Madam Speaker, I do want to get into a discussion on the bill sponsored by the member for Chambly. I would like to give a little history lesson first because people see the bill differently in different parts of Canada.
My constituency has 87 post offices. Approximately 12 of them are located in houses, in small rooms with separate entrances, providing a service to a small community. There is no question in my mind that if we were to make those facilities compliant with the bill I am afraid that would cause Canada Post to close these small centres.
I have never talked to any individuals who operate these small post offices who had ever indicated in any way that they wanted to do anything else but place a tender and operate out of a small room. There is no demand out there, as the hon. member from the government side has just said, to make changes to that. None whatsoever.
We still have contracts for those people who would carry the mail in these remote areas. When these contracts go out people bid on them and the lowest bid is not always accepted. The Bloc member said that somehow they are told that they would have to lower their bid in the bidding for Canada Post contracts. That is absolutely false. I know it as I have helped many of these people prepare their bids.
The conditions of the bid include the mileage, the route, the time and everything else. They know how long the contract will be and when the contract will come to an end. They can either reapply and re-tender it. The idea that was raised in this House that somehow the tenders are looked at first and then negotiated to take the lowest tender after the tender process is absolutely not true.

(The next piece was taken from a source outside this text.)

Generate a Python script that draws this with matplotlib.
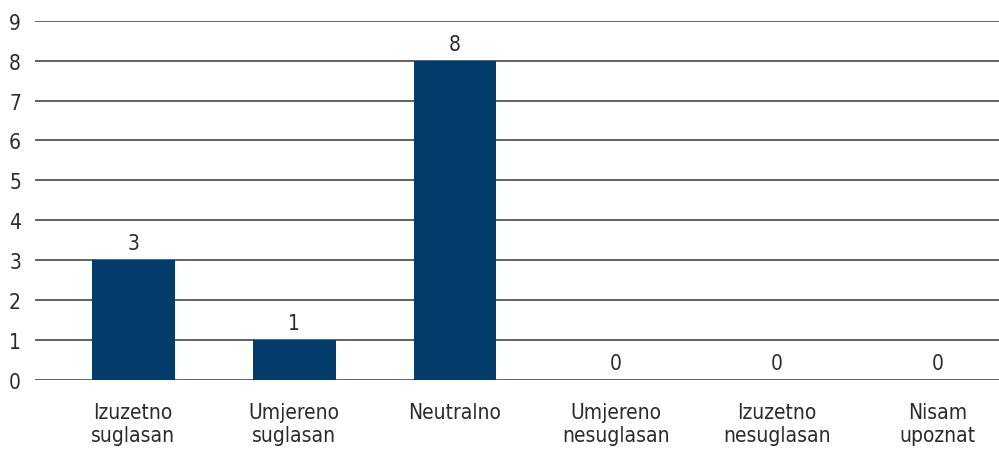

The hon. member who just spoke from the government side did raise an interesting point. He said that we get the mail in reasonable time. I would like his definition of reasonable. I used to get mail from Ottawa delivered to my home more quickly when the CPR carried it than at the present time, so let us not say it is reasonable.
I have great fears that if we were to take all of Canada Post and put it so that all employees, even for only a few hours a day, came under a contractual arrangement we would ruin service to the rural areas. I am sure that would happen. Instead of having a daily mail service, it would perhaps be cut down to two days a week.
While the idea of the bill may have some merit, speaking from rural area Saskatchewan and speaking on behalf of the smaller post offices, I am afraid we could not support the bill even though it was votable.
The people who render the service in rural Saskatchewan do a tremendous job. The poolrooms are no longer the social centres. The post offices in rural Saskatchewan are the social centres of the community. For that reason, to destroy the operation of the post offices that now exist, at least in my area, under different contractual operations, would be a blow to the communities.
For that reason of course I cannot support a change in the present arrangements that Canada Post has with the smaller areas.
In the larger areas, I am not disputing, in any way, CUPW's operation. I am not disputing the arrangements that it has for mail contracting. I am not disputing the arrangements that Canada Post has with airmail or having the trucks deliver to central points.
What I am disputing is the government, or Canada Post as a corporation, trying to put something in these smaller areas that simply will not work in rural Canada. I know it will not work because I live in rural Canada and smaller areas are not asking for it. I have lived in a rural area for years. We have 24 truck deliveries and about 80 post offices. No one has ever asked for a change in what we now enjoy.
For rural Saskatchewan, those places outside the city, and for smaller places from coast to coast to coast, all the bill would do, if it were a votable bill and it came into effect, is cause Canada Post to bring poorer service to rural Canada, including Saskatchewan. Therefore I cannot support the bill.